WHAT TO DO: Leaving out the pictures, retype all the material exactly.

start INPUT DATA

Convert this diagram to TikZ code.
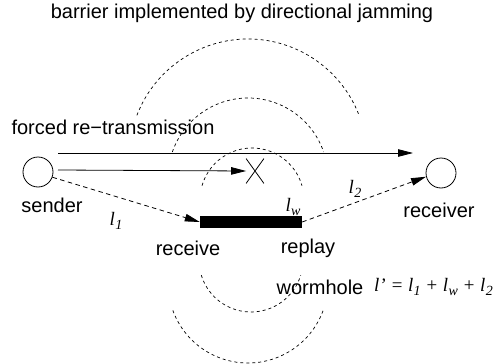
\documentclass[tikz,border=0pt]{standalone}
\usepackage{fontspec}
\setmainfont{Liberation Sans}
\newfontfamily\tms{Liberation Serif}
\usetikzlibrary{arrows.meta,shapes.misc,calc}
\newcommand{\lvar}[1]{{\tms\itshape l\kern0.3pt\raisebox{-4.5pt}{\fontsize{14}{14}\selectfont #1}}}
\begin{document}
\begin{tikzpicture}[x=1pt,y=-1pt,
  every node/.style={font=\fontsize{20}{24}\selectfont, inner sep=0pt},
  arr/.style={-{Triangle[length=15pt,width=7.5pt]}, line width=0.8pt},
  darr/.style={arr, dash pattern=on 4.5pt off 3.5pt},
  jam/.style={dash pattern=on 3pt off 3pt, line width=0.7pt},
  station/.style={circle, draw, line width=0.8pt, minimum size=30pt},
  mth/.style={font=\fontsize{19}{24}\selectfont\tms\itshape}]

\useasboundingbox (0,0) rectangle (498,364);

% title and labels
\node (title) at (242,13) {barrier implemented by directional jamming};
\node (forced) at (113,127) {forced re−transmission};

% stations
\node[station] (sender) at (38,172) {};
\node[station] (receiver) at (441,173) {};
\node (senderlbl) at (52,205) {sender};
\node (receiverlbl) at (439,210) {receiver};

% wormhole bar
\node[fill=black, minimum width=102pt, minimum height=12pt] (bar) at (251,222) {};
\node (receive) at (188,248) {receive};
\node (replay) at (308,248) {replay};
\node (wormhole) at (320,287) {wormhole};
\node[mth, anchor=east] (formula) at (493,287) {l’ = \lvar{1} + \lvar{w} + \lvar{2}};

% jamming arcs
\coordinate (c1) at (248,158);
\coordinate (c2) at (248,178);
\coordinate (c3) at (252,200);
\coordinate (c4) at (251,260);
\coordinate (c5) at (248,283);
\draw[jam] ([shift={(159:119pt)}]c1) arc[start angle=159, end angle=21, radius=119pt];
\draw[jam] ([shift={(161:80pt)}]c2) arc[start angle=161, end angle=19, radius=80pt];
\draw[jam] ([shift={(164:52pt)}]c3) arc[start angle=164, end angle=16, radius=52pt];
\draw[jam] ([shift={(-163:52pt)}]c4) arc[start angle=-163, end angle=-17, radius=52pt];
\draw[jam] ([shift={(-160:80pt)}]c5) arc[start angle=-160, end angle=-20, radius=80pt];

% blocked transmission
\node[cross out, draw, line width=0.8pt, minimum width=17pt, minimum height=24pt] (x) at (255,171) {};

% arrows
\coordinate (a1s) at (58,153);
\coordinate (a1e) at (413,153);
\coordinate (a2s) at (58,170);
\draw[arr] (a1s) -- (a1e);
\draw[arr] (a2s) -- (x.west);
\draw[darr] (sender.-20) -- (bar.west);
\draw[darr] (bar.east) -- (receiver.194);

% lengths
\node[mth] (l1) at (116,221) {\lvar{1}};
\node[mth] (l2) at (355,189) {\lvar{2}};
\node[mth] (lw) at (293,207) {\lvar{w}};
\end{tikzpicture}
\end{document}
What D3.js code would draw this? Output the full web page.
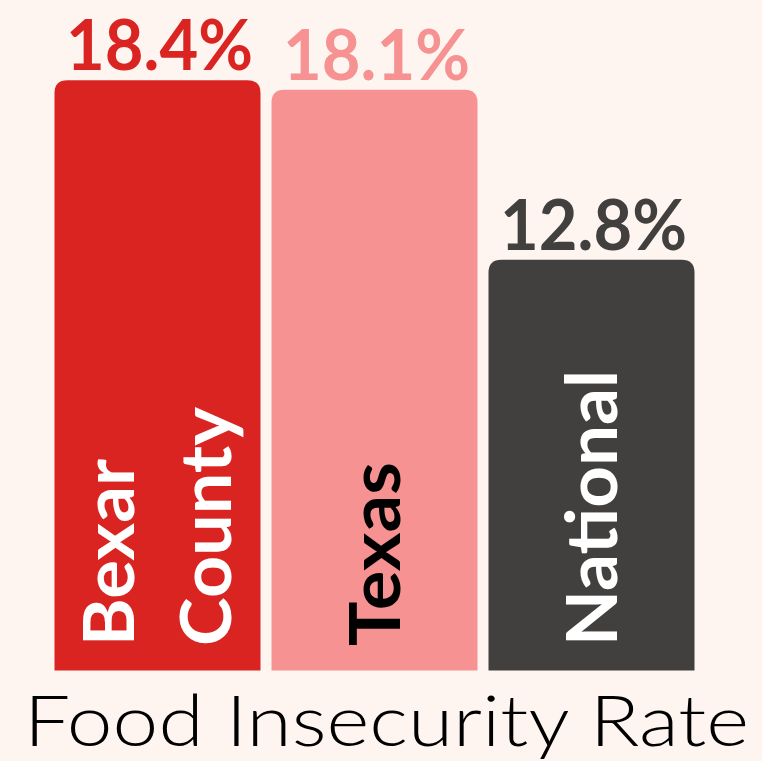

end INPUT DATA

ANSWER IN FULL:
Convert this diagram to TikZ code.
\documentclass[tikz,border=0pt]{standalone}
\usepackage{fontspec}
\setmainfont{Liberation Sans}
\newfontfamily\tms{Liberation Serif}
\usetikzlibrary{arrows.meta,shapes.misc,calc}
\newcommand{\lvar}[1]{{\tms\itshape l\kern0.3pt\raisebox{-4.5pt}{\fontsize{14}{14}\selectfont #1}}}
\begin{document}
\begin{tikzpicture}[x=1pt,y=-1pt,
  every node/.style={font=\fontsize{20}{24}\selectfont, inner sep=0pt},
  arr/.style={-{Triangle[length=15pt,width=7.5pt]}, line width=0.8pt},
  darr/.style={arr, dash pattern=on 4.5pt off 3.5pt},
  jam/.style={dash pattern=on 3pt off 3pt, line width=0.7pt},
  station/.style={circle, draw, line width=0.8pt, minimum size=30pt},
  mth/.style={font=\fontsize{19}{24}\selectfont\tms\itshape}]

\useasboundingbox (0,0) rectangle (498,364);

% title and labels
\node (title) at (242,13) {barrier implemented by directional jamming};
\node (forced) at (113,127) {forced re−transmission};

% stations
\node[station] (sender) at (38,172) {};
\node[station] (receiver) at (441,173) {};
\node (senderlbl) at (52,205) {sender};
\node (receiverlbl) at (439,210) {receiver};

% wormhole bar
\node[fill=black, minimum width=102pt, minimum height=12pt] (bar) at (251,222) {};
\node (receive) at (188,248) {receive};
\node (replay) at (308,248) {replay};
\node (wormhole) at (320,287) {wormhole};
\node[mth, anchor=east] (formula) at (493,287) {l’ = \lvar{1} + \lvar{w} + \lvar{2}};

% jamming arcs
\coordinate (c1) at (248,158);
\coordinate (c2) at (248,178);
\coordinate (c3) at (252,200);
\coordinate (c4) at (251,260);
\coordinate (c5) at (248,283);
\draw[jam] ([shift={(159:119pt)}]c1) arc[start angle=159, end angle=21, radius=119pt];
\draw[jam] ([shift={(161:80pt)}]c2) arc[start angle=161, end angle=19, radius=80pt];
\draw[jam] ([shift={(164:52pt)}]c3) arc[start angle=164, end angle=16, radius=52pt];
\draw[jam] ([shift={(-163:52pt)}]c4) arc[start angle=-163, end angle=-17, radius=52pt];
\draw[jam] ([shift={(-160:80pt)}]c5) arc[start angle=-160, end angle=-20, radius=80pt];

% blocked transmission
\node[cross out, draw, line width=0.8pt, minimum width=17pt, minimum height=24pt] (x) at (255,171) {};

% arrows
\coordinate (a1s) at (58,153);
\coordinate (a1e) at (413,153);
\coordinate (a2s) at (58,170);
\draw[arr] (a1s) -- (a1e);
\draw[arr] (a2s) -- (x.west);
\draw[darr] (sender.-20) -- (bar.west);
\draw[darr] (bar.east) -- (receiver.194);

% lengths
\node[mth] (l1) at (116,221) {\lvar{1}};
\node[mth] (l2) at (355,189) {\lvar{2}};
\node[mth] (lw) at (293,207) {\lvar{w}};
\end{tikzpicture}
\end{document}
What D3.js code would draw this? Output the full web page.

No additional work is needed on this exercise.